Earlier Detection - Accelerating early diagnosis is crucial to starting treatment for, if not preventing, a problem. Coupled with simpler and cheaper, technologies must be more accessible to more people to facilitate early detection. For example, Glaucoma leads to blindness, which can be halted if detected early on. The current technology is a device called a tonometer that puffs the eye with air to determine intraocular pressure, done during an annual eye exam. Unfortunately, pressure varies widely during the day, so there is only a small chance that the symptom presents itself exactly at the time of the annual exam. Scientists at Sensimed have created a smart contact lens with an embedded microchip that is worn by the patient and monitors intraocular pressure over a 24-hour period. If a patient wears the contact lens for a day, glaucoma can be detected sooner and more reliably, and the efficacy of the treatment can be monitored over time, potentially averting blindness. Diagnostic technologies might well be one of the next big business opportunities in healthcare and a systemic retooling around diagnostics, which brings with it earlier detection, not only promotes wellness and health but makes good business sense.

Advertisment

High-Tech Healing - Advances in the science of medicine using technology are leading to new treatments that improve health outcomes and quality of life with remarkable and even near-bionic capabilities. Let us take the example of diabetes. Diabetes management is not a task; it is a totally different lifestyle. Patients need to closely monitor their blood sugar and make medication (insulin) and diet adjustments daily. Today's process of pricking a finger and using a glucose meter to determine blood levels is painful and not always accurate. There are problems with forgetting to monitor or knowing what adjustments to make.

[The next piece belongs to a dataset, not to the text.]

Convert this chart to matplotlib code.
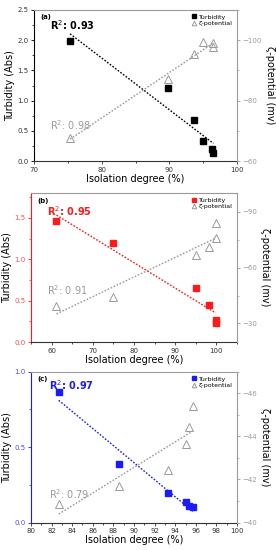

Fortunately, there are other painless technology solutions for monitoring. One under development is a special tattoo that allows diabetics to more accurately and quickly monitor glucose levels. Two different research teams, one at the Massachusetts Institute of Technology and the other at Draper Laboratory, “have developed two different types of nanotech 'ink' which would be injected in the skin and change fluorescence depending on your blood sugar. Both types of tattoo would require an external device to measure and translate this fluorescence.”

And perhaps mass consumption for such hi tech solutions may not be so far away! Progress in artificial organs and bionics is providing dramatically new levels of wellness. The cochlear implant or “bionic ear” was a pioneer in this field, bringing hearing to the deaf... and not so distant a solution even in India with several patients with hearing problems already subscribing to this technology. Many more advances in development include artificial organs using 3-D printing, bionic retinas, bionic contact lenses, bionic limbs and technology-restored skin.

Key health and financial ramifications for India

Growing aging population. From 2000 to 2050, the number of people on the planet ages 60 and over will triple from 600 million to 2 billion. In India, we will have approx. 500 million people above 50 years.

Shortage of care providers. By 2025, it is estimated that the United States alone, for example, will be short by 260,000 registered nurses and at least 124,000 physicians, and India, as per planning commission report in 2008, we had a shortage of 600,000 doctors, one million nurses, 200,000 dental surgeons and large numbers of paramedical staff, not to mention 2025.

Increasing prevalence of chronic conditions among children and adults. By 2030 chronic diseases, not infectious diseases, will be the leading cause of death globally. According to a recent study by two researchers there are 347 million people in the world with diabetes today and Asian countries also experienced very high numbers of people with diabetes include China and India which both has a total count of 138 million with the disease.

Rising healthcare spend. For almost 50 years, spending has grown by two percentage points in excess of GDP growth across all Organisation for Economic Co-operation and Development (OECD) countries. According to a report by industry chamber FICCI, Healthcare has emerged as one of the most progressive and largest service sectors in India with an expected GDP spend of 8 per cent by 2012 from 5.5 per cent in 2009.